If you enjoy sewing, why not try putting a cute bit of embroidery over a hole or patch it with some fun color? Repairing your clothes has the potential to make your items that much more interesting and one of a kind. 

Salina Public Library has so many resources to teach you skills like these or help you enhance the ones you already have. There are more than just books that your card gives you access to. Have you ever visited CreativeBug? Learn from the masters themselves with every imaginable crafting skill videos: these skills are perfect for repurposing and repairing objects that would otherwise be tossed.  Sometimes items are too far gone to repair, but that’s ok. There’s an answer to that too: upcycling. Upcycling is turning something broken beyond repair into something entirely else. Here’s a personal example of mine; I’ve taken all of my old jeans that are too damaged to be repaired or donated and have turned them into denim yarn. And guess what? I crocheted an area rug out of them! That’s what upcycling can do.  Remember that moth-eaten t-shirt? Check out this book for some great upcycling ideas.    

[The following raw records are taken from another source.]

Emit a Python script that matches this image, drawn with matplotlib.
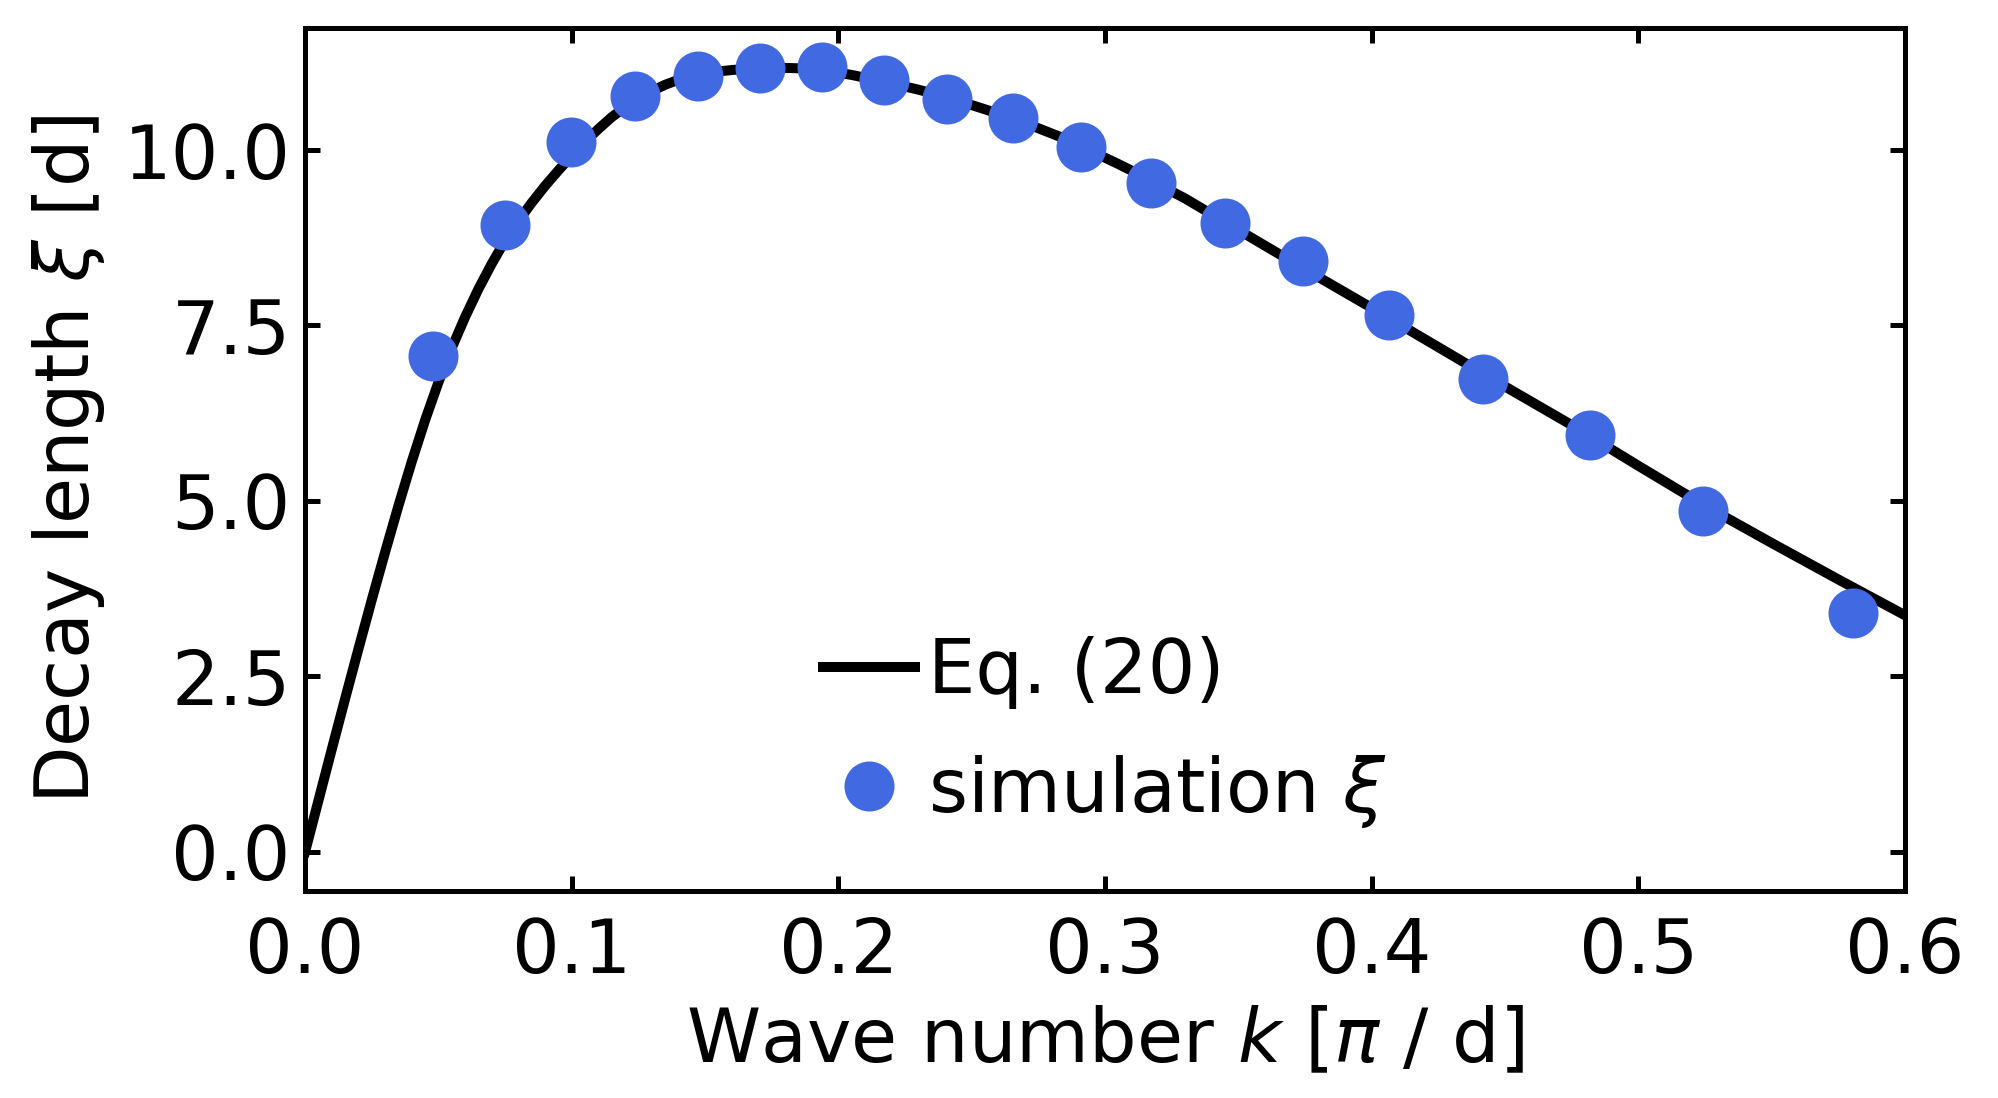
import matplotlib
matplotlib.use('Agg')
import matplotlib.pyplot as plt

# Eq. (20) curve
k_curve = [0.000, 0.005, 0.010, 0.015, 0.020, 0.025, 0.030, 0.035, 0.040, 0.045,
           0.050, 0.055, 0.060, 0.065, 0.070, 0.075, 0.080, 0.085, 0.090, 0.095,
           0.100, 0.105, 0.110, 0.115, 0.120, 0.125, 0.130, 0.135, 0.140, 0.145,
           0.150, 0.155, 0.160, 0.165, 0.170, 0.175, 0.180, 0.185, 0.190, 0.195,
           0.200, 0.205, 0.210, 0.215, 0.220, 0.225, 0.230, 0.235, 0.240, 0.245,
           0.250, 0.255, 0.260, 0.265, 0.270, 0.275, 0.280, 0.285, 0.290, 0.295,
           0.300, 0.305, 0.310, 0.315, 0.320, 0.325, 0.330, 0.350, 0.375, 0.400,
           0.425, 0.450, 0.475, 0.500, 0.525, 0.550, 0.575, 0.600]
xi_curve = [0.00, 0.73, 1.46, 2.18, 2.89, 3.59, 4.27, 4.93, 5.56, 6.15,
            6.69, 7.18, 7.62, 8.02, 8.38, 8.71, 8.99, 9.25, 9.49, 9.71,
            9.92, 10.12, 10.30, 10.47, 10.61, 10.73, 10.84, 10.93, 11.00, 11.05,
            11.09, 11.12, 11.14, 11.155, 11.165, 11.17, 11.17, 11.165, 11.15, 11.13,
            11.10, 11.07, 11.03, 10.99, 10.95, 10.905, 10.86, 10.81, 10.755, 10.70,
            10.64, 10.58, 10.515, 10.45, 10.38, 10.31, 10.235, 10.16, 10.07, 9.98,
            9.89, 9.80, 9.705, 9.61, 9.51, 9.41, 9.31, 8.86, 8.30, 7.75,
            7.19, 6.63, 6.08, 5.50, 4.93, 4.40, 3.88, 3.37]

# simulation points
k_sim = [0.0481, 0.0748, 0.0996, 0.1236, 0.1473, 0.1705, 0.1939, 0.2172,
         0.2408, 0.2655, 0.2908, 0.3171, 0.3448, 0.3744, 0.4064, 0.4418,
         0.4819, 0.5244, 0.5806]
xi_sim = [7.07, 8.93, 10.11, 10.77, 11.05, 11.17, 11.18, 11.0, 10.73,
          10.45, 10.05, 9.53, 8.96, 8.42, 7.65, 6.74, 5.94, 4.85, 3.40]

plt.rcParams['font.size'] = 18
plt.rcParams['mathtext.fontset'] = 'dejavusans'

fig = plt.figure(figsize=(6.66, 3.66), dpi=300)
ax = fig.add_axes([0.1527, 0.1885, 0.8008, 0.786])

ax.plot(k_curve, xi_curve, color='black', linewidth=2.4, label='Eq. (20)',
        solid_joinstyle='round')
ax.plot(k_sim, xi_sim, 'o', color='royalblue', markersize=11,
        label=r'simulation $\xi$')

ax.set_xlim(0, 0.6)
ax.set_yticks([0.0, 2.5, 5.0, 7.5, 10.0])
ax.set_xticks([0.0, 0.1, 0.2, 0.3, 0.4, 0.5, 0.6])

ax.set_xlabel(r'Wave number $k$ [$\pi$ / d]')
ax.set_ylabel(r'Decay length $\xi$ [d]')

for spine in ax.spines.values():
    spine.set_linewidth(1.2)
ax.tick_params(direction='in', top=True, right=True, length=3.5, width=1.2)
ax.tick_params(axis='x', pad=6)

ax.legend(loc='lower center', bbox_to_anchor=(0.5, -0.0074), frameon=False,
          handlelength=1.22, handletextpad=0.18, labelspacing=0.585)

fig.savefig('out.png', dpi=300)
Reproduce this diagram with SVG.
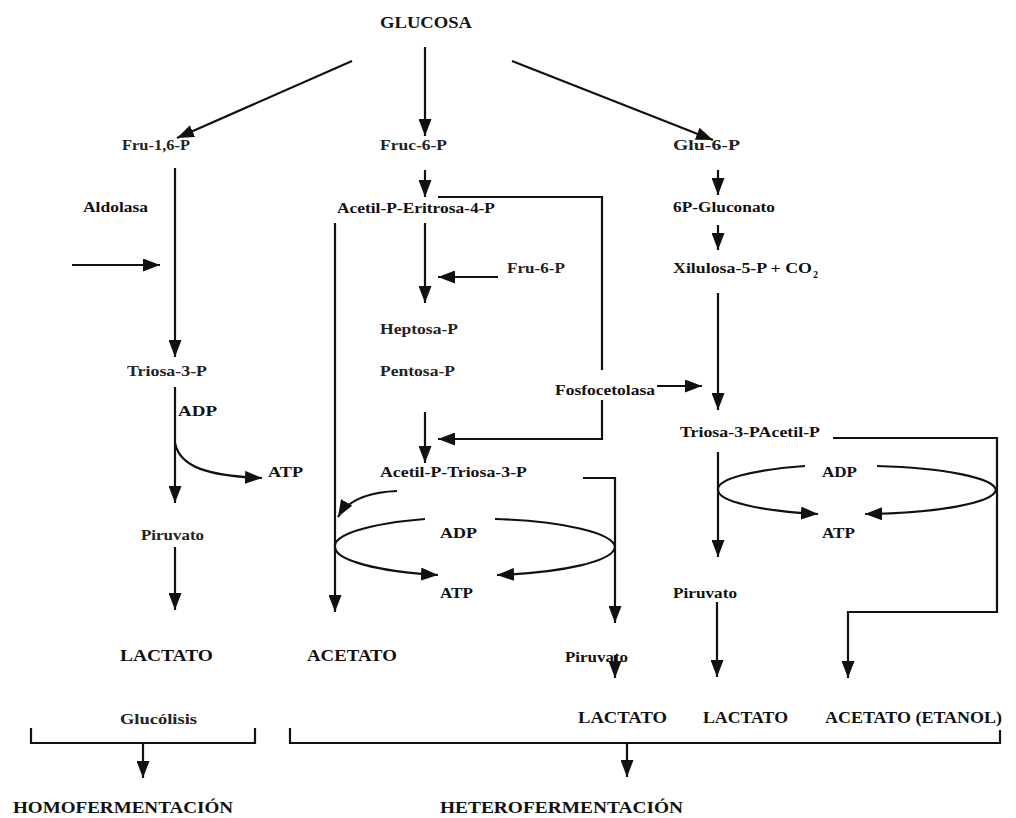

Here are several other books on that same upcycling topic:

Upcycling: Create Beautiful Things With the Stuff You Already Have

Upcycling: 20 Creative Projects Made from Reclaimed Materials

Modern upcycling: A User-Friendly Guide to Inspiring and Repurposed Handicrafts for a Trendy Home

“Waste isn’t waste until we waste it-” William

Honestly, I could go on and on about the R’s of helping the environment, but I don’t want to overwhelm anyone so I think it’s time I wrap this up. You’ve probably heard the saying that practice makes perfect, but when I was young and going to Taekwon-do, my teacher taught us that “practice makes permanent.” The idea is that you can never be 100% perfect at something, but if you practice doing things well, you will be permanently well. On that note, there is no such thing as recycling or upcycling or composting perfectly, but the efforts combined (no matter how small) are what makes a big difference. We don’t need one person doing everything perfectly, we need lots of people doing small things imperfectly, so go easy on yourself. That’s all for this time. Happy reduce, reuse, recycle, rot and repairing!